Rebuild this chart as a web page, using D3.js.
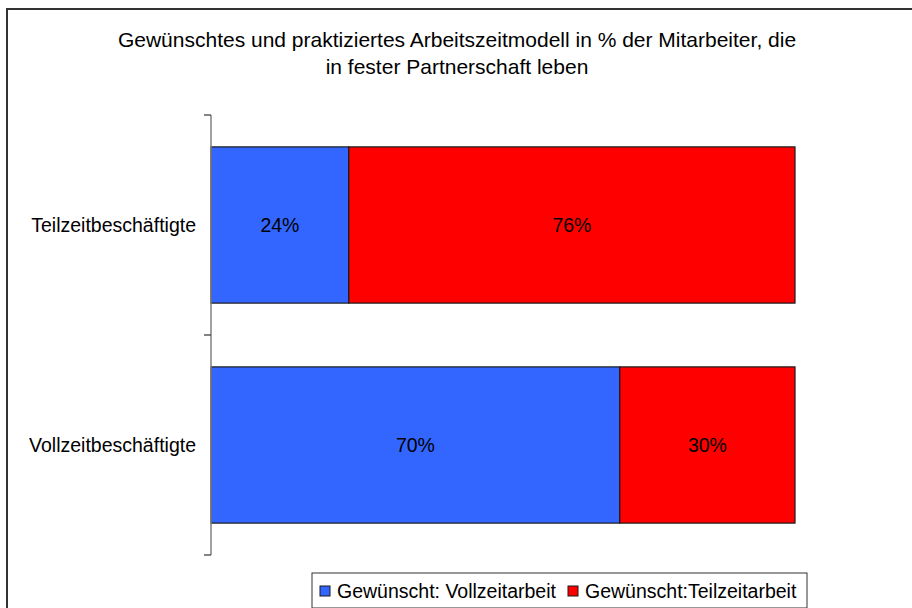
<!DOCTYPE html>
<html>
<head>
<meta charset="utf-8">
<script src="https://cdn.jsdelivr.net/npm/d3@7"></script>
<style>
  body { margin: 0; background: #fff; }
  text { font-family: Arial, "Liberation Sans", sans-serif; fill: #000; }
</style>
</head>
<body>
<div id="chart"></div>
<script>
const categories = ["Teilzeitbeschäftigte", "Vollzeitbeschäftigte"];
const seriesNames = ["Gewünscht: Vollzeitarbeit", "Gewünscht:Teilzeitarbeit"];
const vollzeit = [23.6, 70];
const teilzeit = [76.4, 30];
const titleLines = [
    "Gewünschtes und praktiziertes Arbeitszeitmodell in % der Mitarbeiter, die",
    "in fester Partnerschaft leben"
];
const colors = ["#3366FF", "#FF0000"];

const width = 912, height = 608;

const svg = d3.select("#chart")
    .append("svg")
    .attr("width", width)
    .attr("height", height);

// frame (right and bottom edges run off the picture)
svg.append("rect")
    .attr("x", 7)
    .attr("y", 9)
    .attr("width", 920)
    .attr("height", 620)
    .attr("fill", "#fff")
    .attr("stroke", "#333")
    .attr("stroke-width", 2);

// title
svg.append("g")
    .selectAll("text")
    .data(titleLines)
    .join("text")
    .attr("x", 457)
    .attr("y", (d, i) => 47 + i * 26.5)
    .attr("text-anchor", "middle")
    .attr("font-size", 21)
    .text(d => d);

const x = d3.scaleLinear()
    .domain([0, 100])
    .range([211, 795]);

const y = d3.scaleBand()
    .domain(categories)
    .range([115, 555])
    .paddingInner(0.29)
    .paddingOuter(0.145);

const rows = categories.map((c, i) => ({ cat: c, values: [vollzeit[i], teilzeit[i]] }));
const stack = d3.stack().keys([0, 1]).value((d, k) => d.values[k]);
const stacked = stack(rows);

const layers = svg.append("g")
    .selectAll("g")
    .data(stacked)
    .join("g")
    .attr("fill", (d, i) => colors[i]);

layers.selectAll("rect")
    .data(d => d)
    .join("rect")
    .attr("x", d => x(d[0]))
    .attr("y", d => y(d.data.cat))
    .attr("width", d => x(d[1]) - x(d[0]))
    .attr("height", y.bandwidth())
    .attr("stroke", "#1a1a1a")
    .attr("stroke-width", 1.2);

layers.selectAll("text")
    .data(d => d)
    .join("text")
    .attr("x", d => (x(d[0]) + x(d[1])) / 2)
    .attr("y", d => y(d.data.cat) + y.bandwidth() / 2)
    .attr("dy", "0.35em")
    .attr("text-anchor", "middle")
    .attr("font-size", 19.5)
    .text(d => d3.format(".0f")(d[1] - d[0]) + "%");

// category axis
const yAxis = svg.append("g");
yAxis.append("line")
    .attr("x1", 211).attr("x2", 211)
    .attr("y1", y.range()[0]).attr("y2", y.range()[1])
    .attr("stroke", "#808080")
    .attr("stroke-width", 1.5);

const tickYs = [y.range()[0], ...categories.slice(1).map(c => y(c) - y.step() * y.paddingInner() / 2), y.range()[1]];
yAxis.selectAll(".tick")
    .data(tickYs)
    .join("line")
    .attr("class", "tick")
    .attr("x1", 204).attr("x2", 211)
    .attr("y1", d => d).attr("y2", d => d)
    .attr("stroke", "#333")
    .attr("stroke-width", 1.2);

yAxis.selectAll(".label")
    .data(categories)
    .join("text")
    .attr("class", "label")
    .attr("x", 196)
    .attr("y", d => y(d) + y.bandwidth() / 2)
    .attr("dy", "0.35em")
    .attr("text-anchor", "end")
    .attr("font-size", 19.5)
    .text(d => d);

// legend
const legend = svg.append("g");
legend.append("rect")
    .attr("x", 312)
    .attr("y", 573)
    .attr("width", 495)
    .attr("height", 35)
    .attr("fill", "#fff")
    .attr("stroke", "#333")
    .attr("stroke-width", 1);

const legendX = [320, 568];
const items = legend.selectAll(".item")
    .data(seriesNames)
    .join("g")
    .attr("class", "item")
    .attr("transform", (d, i) => `translate(${legendX[i]}, 591)`);

items.append("rect")
    .attr("x", 0)
    .attr("y", -5)
    .attr("width", 10)
    .attr("height", 10)
    .attr("fill", (d, i) => colors[i])
    .attr("stroke", "#1a1a1a")
    .attr("stroke-width", 1);

items.append("text")
    .attr("x", 17)
    .attr("dy", "0.35em")
    .attr("font-size", 19.5)
    .text(d => d);
</script>
</body>
</html>
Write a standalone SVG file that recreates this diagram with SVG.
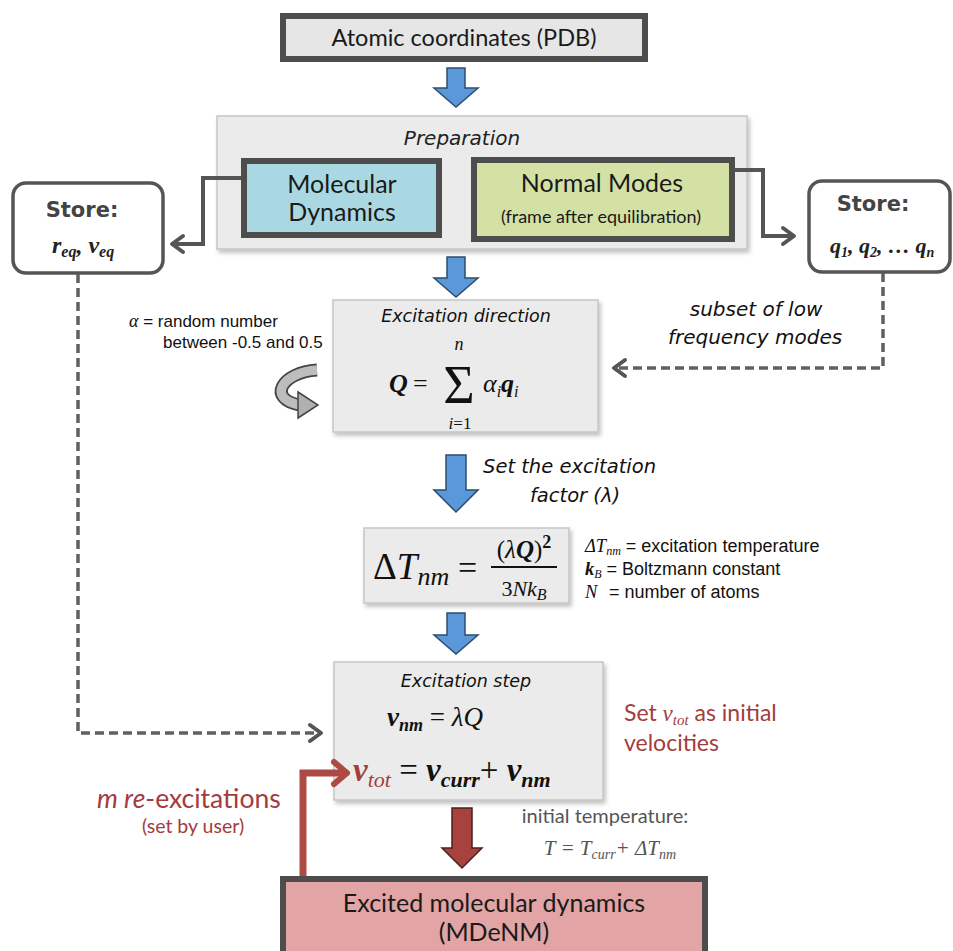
<svg xmlns="http://www.w3.org/2000/svg" width="953" height="951" viewBox="0 0 953 951">
<defs>
<filter id="sh" x="-10%" y="-10%" width="130%" height="130%"><feDropShadow dx="2" dy="3" stdDeviation="2" flood-color="#000" flood-opacity="0.25"/></filter>
<marker id="chev" markerUnits="userSpaceOnUse" markerWidth="16" markerHeight="20" refX="12" refY="9" orient="auto" overflow="visible">
<path d="M1,1 L12,9 L1,17" fill="none" stroke="#555" stroke-width="4" stroke-dasharray="none" stroke-linecap="round" stroke-linejoin="round"/>
</marker>
<marker id="chevred" markerUnits="userSpaceOnUse" markerWidth="20" markerHeight="26" refX="14" refY="12" orient="auto" overflow="visible">
<path d="M1,1 L14,12 L1,23" fill="none" stroke="#ae4a44" stroke-width="6" stroke-linecap="round" stroke-linejoin="round"/>
</marker>
</defs>
<style>
.sans{font-family:Lato,"Noto Sans","Liberation Sans",sans-serif;}
.hand{font-family:"DejaVu Sans","Open Sans",sans-serif;font-style:italic;}
.store{font-family:"DejaVu Sans","Open Sans",sans-serif;font-weight:bold;font-size:21px;fill:#444;}
.arial{font-family:"Liberation Sans",Arial,sans-serif;}
.math{font-family:"Liberation Serif","DejaVu Serif",serif;}
.thick{stroke:#4d4d4d;stroke-width:6;}
.gbox{fill:#ebebeb;stroke:#c6c6c6;stroke-width:1.5;filter:url(#sh);}
.blue{fill:#5b98d9;stroke:#2d4d70;stroke-width:1.5;}
.conn{fill:none;stroke:#555;stroke-width:4;}
.dash{fill:none;stroke:#606060;stroke-width:3.5;stroke-dasharray:9 5;}
.red{fill:#a33c3c;}
</style>
<rect width="953" height="951" fill="#fff"/>

<g id="pdb">
<rect x="283" y="16" width="362" height="43" fill="#e6e6e6" class="thick"/>
<text x="464" y="46" class="sans" font-size="23.5" text-anchor="middle" fill="#1a1a1a">Atomic coordinates (PDB)</text>
</g>

<g id="preparation">
<rect x="217" y="116" width="530" height="133" class="gbox"/>
<text x="462" y="145" class="hand" font-size="20" text-anchor="middle" fill="#222">Preparation</text>
</g>

<g id="md">
<rect x="244" y="161" width="195" height="74" fill="#a9d8e2" class="thick"/>
<text x="342" y="193" class="sans" font-size="25" text-anchor="middle" fill="#1a1a1a">Molecular</text>
<text x="342" y="221" class="sans" font-size="25" text-anchor="middle" fill="#1a1a1a">Dynamics</text>
</g>

<g id="nm">
<rect x="474" y="160" width="258" height="79" fill="#d4e1a5" class="thick"/>
<text x="602" y="192" class="sans" font-size="25" text-anchor="middle" fill="#1a1a1a">Normal Modes</text>
<text x="601" y="223" class="sans" font-size="18" text-anchor="middle" fill="#1a1a1a">(frame after equilibration)</text>
</g>

<g id="store-left">
<rect x="13" y="183" width="150" height="90" rx="13" fill="#fff" stroke="#555" stroke-width="3.5"/>
<text x="82" y="217" class="store" text-anchor="middle">Store:</text>
<text x="52" y="253" class="math" font-size="24" font-weight="bold" font-style="italic" fill="#222">r<tspan font-size="16" dy="4">eq</tspan><tspan dy="-4">, v</tspan><tspan font-size="16" dy="4">eq</tspan></text>
</g>

<g id="store-right">
<rect x="809" y="181" width="141" height="91" rx="13" fill="#fff" stroke="#555" stroke-width="3.5"/>
<text x="873" y="211" class="store" text-anchor="middle">Store:</text>
<text x="830" y="253" class="math" font-size="22" font-weight="bold" font-style="italic" fill="#222">q<tspan font-size="14" dy="4">1</tspan><tspan dy="-4">, q</tspan><tspan font-size="14" dy="4">2</tspan><tspan dy="-4">, … q</tspan><tspan font-size="14" dy="4">n</tspan></text>
</g>

<g id="subset-label">
<text x="756" y="316" class="hand" font-size="20" text-anchor="middle" fill="#111">subset of low</text>
<text x="755" y="344" class="hand" font-size="20" text-anchor="middle" fill="#111">frequency modes</text>
</g>

<g id="alpha-label">
<text x="129" y="327" class="arial" font-size="17" fill="#111"><tspan class="math" font-style="italic" font-size="18">α</tspan> = random number</text>
<text x="163" y="348" class="arial" font-size="17" fill="#111">between -0.5 and 0.5</text>
</g>

<g id="excitation-direction">
<rect x="333" y="300" width="265" height="132" class="gbox"/>
<text x="466" y="322" class="hand" font-size="17.5" text-anchor="middle" fill="#111">Excitation direction</text>
<g class="math" fill="#111">
<text x="389" y="392" font-size="26" font-weight="bold" font-style="italic">Q</text>
<text x="413" y="392" font-size="26">=</text>
<text x="459" y="350" font-size="18" font-style="italic" text-anchor="middle">n</text>
<text x="459" y="403" font-size="54" text-anchor="middle">Σ</text>
<text x="460" y="429" font-size="17" text-anchor="middle"><tspan font-style="italic">i</tspan>=1</text>
<text x="483" y="392" font-size="26" font-style="italic">α<tspan font-size="16" dy="5">i</tspan><tspan dy="-5" font-weight="bold">q</tspan><tspan font-size="16" dy="5">i</tspan></text>
</g>
</g>

<g id="lambda-label">
<text x="483" y="473" class="hand" font-size="19.5" fill="#111">Set the excitation</text>
<text x="530" y="502" class="hand" font-size="19.5" fill="#111">factor (λ)</text>
</g>

<g id="delta-t">
<rect x="364" y="528" width="205" height="75" class="gbox"/>
<g class="math" fill="#111">
<text x="373" y="579" font-size="37">Δ<tspan font-style="italic">T</tspan><tspan font-style="italic" font-size="26" dy="6">nm</tspan></text>
<text x="458" y="579" font-size="34">=</text>
<text x="524" y="558" font-size="25" text-anchor="middle">(<tspan font-style="italic">λ</tspan><tspan font-weight="bold" font-style="italic">Q</tspan>)<tspan font-weight="bold" font-size="18" dy="-10">2</tspan></text>
<line x1="491" y1="567" x2="557" y2="567" stroke="#111" stroke-width="2"/>
<text x="524" y="596" font-size="22" text-anchor="middle">3<tspan font-style="italic">Nk</tspan><tspan font-style="italic" font-size="16" dy="4">B</tspan></text>
</g>
</g>

<g id="delta-legend" class="arial" fill="#111" font-size="18">
<text x="585" y="552"><tspan class="math" font-style="italic" font-size="18.5">ΔT</tspan><tspan class="math" font-style="italic" font-size="12" dy="3">nm</tspan><tspan dy="-3"> = excitation temperature</tspan></text>
<text x="585" y="575"><tspan class="math" font-style="italic" font-weight="bold" font-size="18.5">k</tspan><tspan class="math" font-style="italic" font-size="12" dy="3">B</tspan><tspan dy="-3"> = Boltzmann constant</tspan></text>
<text x="585" y="598"><tspan class="math" font-style="italic" font-size="18.5">N</tspan><tspan x="609">= number of atoms</tspan></text>
</g>

<g id="excitation-step">
<rect x="334" y="662" width="269" height="138" class="gbox"/>
<text x="466" y="687" class="hand" font-size="17.5" text-anchor="middle" fill="#111">Excitation step</text>
<text x="387" y="726" class="math" font-size="27" fill="#111"><tspan font-weight="bold" font-style="italic">v</tspan><tspan font-weight="bold" font-style="italic" font-size="18" dy="5">nm</tspan><tspan dy="-5"> = </tspan><tspan font-style="italic">λQ</tspan></text>
<text x="353" y="781" class="math" font-size="33" fill="#111"><tspan class="red" font-weight="bold" font-style="italic">v</tspan><tspan class="red" font-style="italic" font-size="22" dy="6">tot</tspan><tspan dy="-6"> = </tspan><tspan font-weight="bold" font-style="italic">v</tspan><tspan font-weight="bold" font-style="italic" font-size="22" dy="6">curr</tspan><tspan dy="-6">+ </tspan><tspan font-weight="bold" font-style="italic">v</tspan><tspan font-weight="bold" font-style="italic" font-size="22" dy="6">nm</tspan></text>
</g>

<g id="vtot-label" class="sans red" font-size="23">
<text x="624" y="721">Set <tspan class="math" font-style="italic">v</tspan><tspan class="math" font-style="italic" font-size="15" dy="4">tot</tspan><tspan dy="-4"> as initial</tspan></text>
<text x="624" y="751">velocities</text>
</g>

<g id="reexcite-label" class="sans red">
<text x="97" y="808" font-size="26.5"><tspan font-style="italic">m re</tspan>-excitations</text>
<text x="193" y="833" font-size="19.5" text-anchor="middle">(set by user)</text>
</g>

<g id="temp-label" fill="#555">
<text x="605" y="823" class="sans" font-size="20" text-anchor="middle">initial temperature:</text>
<text x="610" y="855" class="math" font-size="21" font-style="italic" text-anchor="middle">T = T<tspan font-size="14" dy="4">curr</tspan><tspan dy="-4">+ ΔT</tspan><tspan font-size="14" dy="4">nm</tspan></text>
</g>

<g id="mdenm">
<rect x="283" y="879" width="422" height="80" fill="#e2a4a4" class="thick"/>
<text x="494" y="912" class="sans" font-size="25" text-anchor="middle" fill="#1a1a1a">Excited molecular dynamics</text>
<text x="494" y="941" class="sans" font-size="25" text-anchor="middle" fill="#1a1a1a">(MDeNM)</text>
</g>

<g id="connectors">
<path class="conn" d="M241,178 H203 V244 H172" marker-end="url(#chev)"/>
<path class="conn" d="M734,170 H763 V236 H794" marker-end="url(#chev)"/>
<path class="dash" d="M78,274 V733 H321" marker-end="url(#chev)"/>
<path class="dash" d="M883,273 V368 H614" marker-end="url(#chev)"/>
<path d="M303,876 V773 H347" fill="none" stroke="#ae4a44" stroke-width="7" marker-end="url(#chevred)"/>
<path class="blue" d="M447,68 H465 V88 H478 L456,107 L434,88 H447 Z"/>
<path class="blue" d="M447,257 H465 V278 H478 L456,297 L434,278 H447 Z"/>
<path class="blue" d="M446,455 H466 V490 H478 L456,512 L434,490 H446 Z"/>
<path class="blue" d="M447,613 H465 V635 H478 L456,654 L434,635 H447 Z"/>
<path d="M452,808 H472 V848 H482 L462,868 L442,848 H452 Z" fill="#a8423e" stroke="#4a2020" stroke-width="1.5"/>
<path d="M317,370 C 282,372 266,399 300,405" fill="none" stroke="#444" stroke-width="13"/>
<path d="M317,370 C 282,372 266,399 300,405" fill="none" stroke="#bdbdbd" stroke-width="9.5"/>
<polygon points="298,392 318,405 298,418" fill="#b0b0b0" stroke="#444" stroke-width="1.5"/>
</g>
</svg>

========================

State how many lines of the data include the word "this", with nothing else.

2